Given records =
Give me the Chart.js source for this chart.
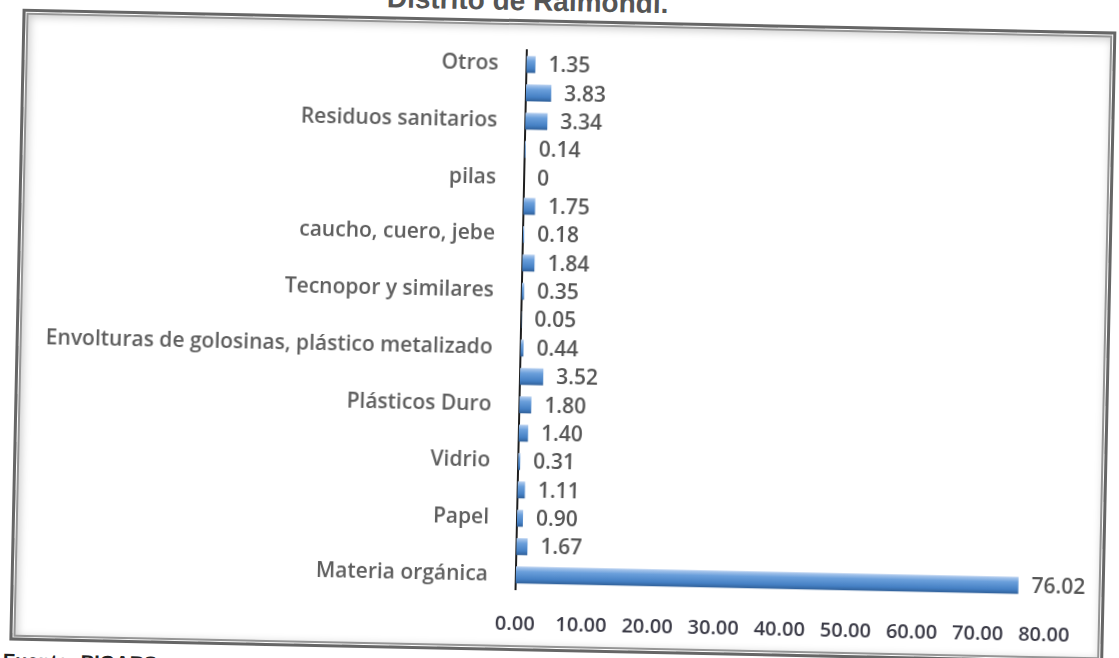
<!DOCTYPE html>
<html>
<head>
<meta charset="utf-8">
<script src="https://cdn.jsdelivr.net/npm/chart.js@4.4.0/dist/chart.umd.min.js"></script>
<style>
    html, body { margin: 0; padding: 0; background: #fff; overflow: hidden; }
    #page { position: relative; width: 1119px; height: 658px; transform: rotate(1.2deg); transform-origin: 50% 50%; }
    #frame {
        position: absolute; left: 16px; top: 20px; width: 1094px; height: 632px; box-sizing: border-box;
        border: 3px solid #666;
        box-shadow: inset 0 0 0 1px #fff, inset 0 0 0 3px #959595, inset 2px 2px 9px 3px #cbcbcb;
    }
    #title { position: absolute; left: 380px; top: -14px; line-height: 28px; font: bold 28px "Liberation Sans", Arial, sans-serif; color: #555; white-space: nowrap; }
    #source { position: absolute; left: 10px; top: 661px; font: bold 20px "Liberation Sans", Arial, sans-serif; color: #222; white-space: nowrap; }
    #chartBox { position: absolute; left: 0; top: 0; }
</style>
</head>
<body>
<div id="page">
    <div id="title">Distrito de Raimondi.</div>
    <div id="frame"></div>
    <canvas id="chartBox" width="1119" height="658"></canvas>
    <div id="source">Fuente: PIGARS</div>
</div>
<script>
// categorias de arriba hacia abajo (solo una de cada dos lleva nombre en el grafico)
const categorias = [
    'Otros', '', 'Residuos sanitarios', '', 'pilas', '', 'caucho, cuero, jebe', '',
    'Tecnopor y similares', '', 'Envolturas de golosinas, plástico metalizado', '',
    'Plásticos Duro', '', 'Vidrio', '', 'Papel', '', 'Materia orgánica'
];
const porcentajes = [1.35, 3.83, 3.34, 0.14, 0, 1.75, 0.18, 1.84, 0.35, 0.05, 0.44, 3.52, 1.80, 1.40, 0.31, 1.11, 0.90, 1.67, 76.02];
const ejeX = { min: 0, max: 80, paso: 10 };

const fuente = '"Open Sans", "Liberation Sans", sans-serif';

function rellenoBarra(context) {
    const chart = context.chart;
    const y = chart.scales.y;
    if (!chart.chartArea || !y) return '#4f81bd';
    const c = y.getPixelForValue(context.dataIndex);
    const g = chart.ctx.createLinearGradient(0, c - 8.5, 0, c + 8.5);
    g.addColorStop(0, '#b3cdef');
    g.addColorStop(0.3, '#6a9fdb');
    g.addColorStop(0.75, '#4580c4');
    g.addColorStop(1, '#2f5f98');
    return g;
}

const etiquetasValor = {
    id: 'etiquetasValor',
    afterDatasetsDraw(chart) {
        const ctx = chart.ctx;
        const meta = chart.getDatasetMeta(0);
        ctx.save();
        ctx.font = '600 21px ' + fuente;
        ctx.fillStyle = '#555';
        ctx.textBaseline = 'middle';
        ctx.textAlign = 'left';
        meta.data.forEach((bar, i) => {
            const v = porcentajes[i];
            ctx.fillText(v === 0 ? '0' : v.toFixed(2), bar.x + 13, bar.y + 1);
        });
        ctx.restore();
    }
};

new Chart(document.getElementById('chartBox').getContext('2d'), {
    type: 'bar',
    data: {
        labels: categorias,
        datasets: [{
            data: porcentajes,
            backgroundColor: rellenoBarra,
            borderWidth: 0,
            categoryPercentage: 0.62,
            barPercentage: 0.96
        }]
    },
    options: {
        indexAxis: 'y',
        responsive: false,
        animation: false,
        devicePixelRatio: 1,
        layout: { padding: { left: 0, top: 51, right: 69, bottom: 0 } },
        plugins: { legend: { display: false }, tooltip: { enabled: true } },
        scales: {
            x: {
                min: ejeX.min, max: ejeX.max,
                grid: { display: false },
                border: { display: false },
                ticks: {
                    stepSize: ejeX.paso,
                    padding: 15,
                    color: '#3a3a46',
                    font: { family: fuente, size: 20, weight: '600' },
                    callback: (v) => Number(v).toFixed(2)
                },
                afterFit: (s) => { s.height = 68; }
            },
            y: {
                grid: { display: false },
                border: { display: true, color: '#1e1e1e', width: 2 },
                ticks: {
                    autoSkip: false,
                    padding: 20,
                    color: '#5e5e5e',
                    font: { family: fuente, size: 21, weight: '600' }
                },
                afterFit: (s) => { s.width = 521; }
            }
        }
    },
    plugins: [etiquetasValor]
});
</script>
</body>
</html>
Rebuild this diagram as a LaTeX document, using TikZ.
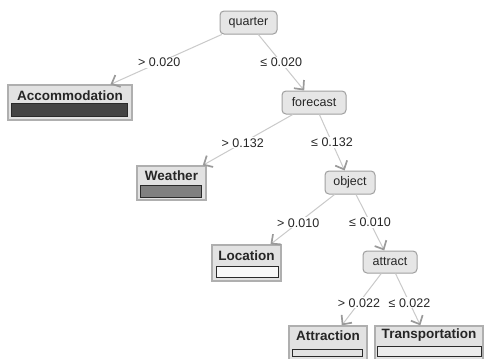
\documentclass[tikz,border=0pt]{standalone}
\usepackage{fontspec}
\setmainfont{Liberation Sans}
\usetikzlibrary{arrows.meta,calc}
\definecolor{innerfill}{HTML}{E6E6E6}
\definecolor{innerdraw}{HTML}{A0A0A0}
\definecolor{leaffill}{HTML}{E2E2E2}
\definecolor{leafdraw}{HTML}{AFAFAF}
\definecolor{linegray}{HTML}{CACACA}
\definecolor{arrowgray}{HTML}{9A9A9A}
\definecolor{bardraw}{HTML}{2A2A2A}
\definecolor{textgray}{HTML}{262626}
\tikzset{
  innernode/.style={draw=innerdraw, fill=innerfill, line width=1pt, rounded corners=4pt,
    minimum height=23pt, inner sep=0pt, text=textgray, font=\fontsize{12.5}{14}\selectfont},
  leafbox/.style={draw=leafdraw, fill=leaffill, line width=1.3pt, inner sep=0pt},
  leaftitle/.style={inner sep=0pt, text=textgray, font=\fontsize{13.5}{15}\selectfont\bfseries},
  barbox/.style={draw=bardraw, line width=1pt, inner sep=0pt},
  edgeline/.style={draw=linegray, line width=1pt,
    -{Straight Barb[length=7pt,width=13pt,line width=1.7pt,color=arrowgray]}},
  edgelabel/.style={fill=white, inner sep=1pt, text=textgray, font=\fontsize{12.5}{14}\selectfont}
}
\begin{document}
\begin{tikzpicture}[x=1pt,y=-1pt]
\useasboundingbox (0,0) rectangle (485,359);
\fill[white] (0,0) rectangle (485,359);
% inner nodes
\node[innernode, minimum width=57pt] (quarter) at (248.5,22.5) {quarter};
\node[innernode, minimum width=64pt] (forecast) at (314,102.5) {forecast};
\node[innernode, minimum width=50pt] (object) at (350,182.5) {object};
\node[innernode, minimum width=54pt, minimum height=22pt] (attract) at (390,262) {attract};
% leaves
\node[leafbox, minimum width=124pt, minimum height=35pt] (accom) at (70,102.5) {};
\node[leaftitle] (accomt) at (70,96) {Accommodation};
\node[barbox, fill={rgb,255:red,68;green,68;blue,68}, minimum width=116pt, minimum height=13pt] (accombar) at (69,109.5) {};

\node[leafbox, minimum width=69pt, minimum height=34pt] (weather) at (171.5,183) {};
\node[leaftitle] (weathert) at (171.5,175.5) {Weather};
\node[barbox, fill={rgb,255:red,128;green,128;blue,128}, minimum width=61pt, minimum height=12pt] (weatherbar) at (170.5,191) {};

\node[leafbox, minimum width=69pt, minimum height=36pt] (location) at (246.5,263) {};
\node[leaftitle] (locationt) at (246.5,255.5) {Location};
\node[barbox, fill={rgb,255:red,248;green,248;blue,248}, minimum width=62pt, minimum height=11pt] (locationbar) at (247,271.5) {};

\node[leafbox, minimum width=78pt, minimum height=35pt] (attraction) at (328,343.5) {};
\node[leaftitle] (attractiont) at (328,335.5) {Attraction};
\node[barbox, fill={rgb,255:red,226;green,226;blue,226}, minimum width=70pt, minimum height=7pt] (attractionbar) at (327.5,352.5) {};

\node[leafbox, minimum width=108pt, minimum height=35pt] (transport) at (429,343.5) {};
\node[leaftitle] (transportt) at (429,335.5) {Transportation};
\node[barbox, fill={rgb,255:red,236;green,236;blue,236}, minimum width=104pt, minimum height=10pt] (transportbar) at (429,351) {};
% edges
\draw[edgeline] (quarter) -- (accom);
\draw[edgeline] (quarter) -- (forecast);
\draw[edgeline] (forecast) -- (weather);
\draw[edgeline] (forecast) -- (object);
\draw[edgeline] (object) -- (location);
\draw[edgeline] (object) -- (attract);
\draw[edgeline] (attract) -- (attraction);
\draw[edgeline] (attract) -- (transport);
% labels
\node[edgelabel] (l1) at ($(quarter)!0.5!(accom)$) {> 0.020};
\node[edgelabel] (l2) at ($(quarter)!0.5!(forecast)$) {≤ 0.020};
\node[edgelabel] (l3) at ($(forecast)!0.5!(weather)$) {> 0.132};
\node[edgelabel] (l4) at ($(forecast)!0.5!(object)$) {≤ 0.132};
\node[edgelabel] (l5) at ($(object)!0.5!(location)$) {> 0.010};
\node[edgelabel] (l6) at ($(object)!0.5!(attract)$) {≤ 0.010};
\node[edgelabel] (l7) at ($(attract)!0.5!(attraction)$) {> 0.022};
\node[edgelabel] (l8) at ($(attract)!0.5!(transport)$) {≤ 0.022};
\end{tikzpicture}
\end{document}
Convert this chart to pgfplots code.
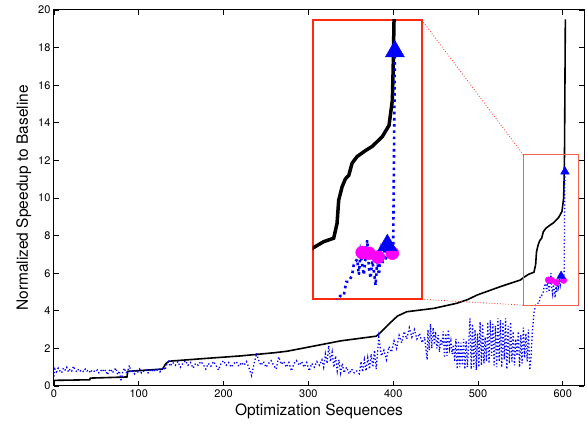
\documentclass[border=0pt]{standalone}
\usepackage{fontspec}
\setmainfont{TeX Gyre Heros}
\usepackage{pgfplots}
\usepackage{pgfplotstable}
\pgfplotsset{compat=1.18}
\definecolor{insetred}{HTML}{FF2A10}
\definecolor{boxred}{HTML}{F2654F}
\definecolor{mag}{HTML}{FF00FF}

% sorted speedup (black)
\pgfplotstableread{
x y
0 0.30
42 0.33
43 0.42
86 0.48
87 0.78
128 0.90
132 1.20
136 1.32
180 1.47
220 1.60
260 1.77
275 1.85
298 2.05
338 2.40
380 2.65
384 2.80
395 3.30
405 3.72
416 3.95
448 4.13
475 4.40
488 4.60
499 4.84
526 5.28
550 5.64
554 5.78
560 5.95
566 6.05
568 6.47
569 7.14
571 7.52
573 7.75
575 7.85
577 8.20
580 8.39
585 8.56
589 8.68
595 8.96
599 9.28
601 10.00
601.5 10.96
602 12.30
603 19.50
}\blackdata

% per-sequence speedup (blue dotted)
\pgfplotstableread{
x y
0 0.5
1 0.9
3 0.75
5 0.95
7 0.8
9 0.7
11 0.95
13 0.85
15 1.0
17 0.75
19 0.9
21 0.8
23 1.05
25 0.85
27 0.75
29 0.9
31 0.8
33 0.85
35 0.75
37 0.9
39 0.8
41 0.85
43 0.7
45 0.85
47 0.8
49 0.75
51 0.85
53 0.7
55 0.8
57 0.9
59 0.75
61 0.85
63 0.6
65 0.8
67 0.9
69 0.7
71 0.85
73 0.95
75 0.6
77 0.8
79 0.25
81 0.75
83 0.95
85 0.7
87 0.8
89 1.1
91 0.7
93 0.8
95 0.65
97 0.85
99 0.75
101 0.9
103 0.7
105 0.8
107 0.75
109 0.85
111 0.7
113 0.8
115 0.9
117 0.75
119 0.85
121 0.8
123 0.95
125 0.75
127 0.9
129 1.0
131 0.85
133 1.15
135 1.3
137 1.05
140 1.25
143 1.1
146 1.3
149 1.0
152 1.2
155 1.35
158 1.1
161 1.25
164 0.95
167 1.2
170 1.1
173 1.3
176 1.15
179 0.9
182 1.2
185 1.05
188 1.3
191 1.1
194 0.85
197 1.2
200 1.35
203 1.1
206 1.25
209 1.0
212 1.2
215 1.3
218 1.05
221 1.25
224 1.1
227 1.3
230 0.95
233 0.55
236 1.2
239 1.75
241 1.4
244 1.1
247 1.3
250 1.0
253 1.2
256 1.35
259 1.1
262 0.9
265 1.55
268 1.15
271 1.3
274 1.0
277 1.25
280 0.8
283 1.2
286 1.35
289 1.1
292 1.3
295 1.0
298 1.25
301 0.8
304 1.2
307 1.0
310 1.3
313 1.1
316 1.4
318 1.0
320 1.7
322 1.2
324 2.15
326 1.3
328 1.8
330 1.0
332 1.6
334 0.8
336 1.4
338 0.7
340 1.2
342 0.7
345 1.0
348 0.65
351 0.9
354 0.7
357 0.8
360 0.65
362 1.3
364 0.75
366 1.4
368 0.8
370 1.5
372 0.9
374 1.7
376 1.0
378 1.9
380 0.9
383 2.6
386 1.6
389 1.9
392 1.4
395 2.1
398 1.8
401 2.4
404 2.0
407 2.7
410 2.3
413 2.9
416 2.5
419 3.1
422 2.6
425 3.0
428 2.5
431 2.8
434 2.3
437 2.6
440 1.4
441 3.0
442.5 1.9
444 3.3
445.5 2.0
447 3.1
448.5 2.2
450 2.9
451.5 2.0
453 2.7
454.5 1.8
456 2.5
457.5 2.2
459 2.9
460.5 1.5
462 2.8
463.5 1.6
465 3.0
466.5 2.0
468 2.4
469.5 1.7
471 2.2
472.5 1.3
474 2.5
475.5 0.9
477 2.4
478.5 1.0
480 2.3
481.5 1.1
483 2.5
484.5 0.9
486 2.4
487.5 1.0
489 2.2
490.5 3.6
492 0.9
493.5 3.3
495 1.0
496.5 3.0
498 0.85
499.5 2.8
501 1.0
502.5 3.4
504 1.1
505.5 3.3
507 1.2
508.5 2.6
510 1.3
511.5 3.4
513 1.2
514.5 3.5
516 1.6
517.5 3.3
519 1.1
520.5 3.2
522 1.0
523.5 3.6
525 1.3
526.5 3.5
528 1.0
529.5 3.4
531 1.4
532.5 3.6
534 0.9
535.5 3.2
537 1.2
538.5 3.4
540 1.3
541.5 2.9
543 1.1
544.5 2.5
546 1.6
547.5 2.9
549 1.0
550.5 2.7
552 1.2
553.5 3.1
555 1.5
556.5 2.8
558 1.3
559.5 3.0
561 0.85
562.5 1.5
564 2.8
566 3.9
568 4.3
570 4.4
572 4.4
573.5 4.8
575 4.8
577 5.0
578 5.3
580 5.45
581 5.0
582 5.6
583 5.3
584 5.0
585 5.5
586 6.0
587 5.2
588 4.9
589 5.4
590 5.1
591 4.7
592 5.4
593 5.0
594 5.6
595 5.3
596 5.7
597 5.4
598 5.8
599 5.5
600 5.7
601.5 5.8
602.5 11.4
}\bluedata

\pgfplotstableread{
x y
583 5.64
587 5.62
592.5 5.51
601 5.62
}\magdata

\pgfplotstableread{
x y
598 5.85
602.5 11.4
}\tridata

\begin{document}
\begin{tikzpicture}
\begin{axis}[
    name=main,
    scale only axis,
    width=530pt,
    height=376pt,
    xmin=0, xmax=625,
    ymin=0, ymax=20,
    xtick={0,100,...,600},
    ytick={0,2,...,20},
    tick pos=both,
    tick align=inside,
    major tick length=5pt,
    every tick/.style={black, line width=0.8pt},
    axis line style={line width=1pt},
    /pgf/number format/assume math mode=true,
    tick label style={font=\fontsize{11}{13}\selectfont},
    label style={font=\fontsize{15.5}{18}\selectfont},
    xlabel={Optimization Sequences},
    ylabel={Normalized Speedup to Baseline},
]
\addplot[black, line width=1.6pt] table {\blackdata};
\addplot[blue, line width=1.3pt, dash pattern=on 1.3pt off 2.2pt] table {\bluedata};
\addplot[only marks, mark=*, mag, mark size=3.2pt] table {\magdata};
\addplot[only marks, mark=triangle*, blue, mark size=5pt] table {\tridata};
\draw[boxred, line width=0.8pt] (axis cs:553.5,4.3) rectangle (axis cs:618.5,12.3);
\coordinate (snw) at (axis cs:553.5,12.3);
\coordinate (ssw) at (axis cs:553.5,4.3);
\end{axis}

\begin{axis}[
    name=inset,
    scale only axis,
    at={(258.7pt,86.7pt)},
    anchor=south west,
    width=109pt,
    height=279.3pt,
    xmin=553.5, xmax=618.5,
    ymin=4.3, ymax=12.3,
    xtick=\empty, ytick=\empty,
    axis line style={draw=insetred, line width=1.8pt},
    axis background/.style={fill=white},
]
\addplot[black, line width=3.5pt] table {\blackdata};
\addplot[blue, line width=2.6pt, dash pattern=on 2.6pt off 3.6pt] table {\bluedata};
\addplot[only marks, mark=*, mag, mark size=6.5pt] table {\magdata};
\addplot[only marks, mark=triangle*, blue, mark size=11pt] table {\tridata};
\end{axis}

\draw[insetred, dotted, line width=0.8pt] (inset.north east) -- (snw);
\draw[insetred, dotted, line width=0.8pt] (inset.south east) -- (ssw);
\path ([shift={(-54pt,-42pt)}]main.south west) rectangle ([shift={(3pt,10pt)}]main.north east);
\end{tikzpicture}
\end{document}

Problem =
Identify which lines contain the word "source" and copy each one.

Task output =
Give me the Chart.js source for this chart.
    #source { position: absolute; left: 10px; top: 661px; font: bold 20px "Liberation Sans", Arial, sans-serif; color: #222; white-space: nowrap; }
    <div id="source">Fuente: PIGARS</div>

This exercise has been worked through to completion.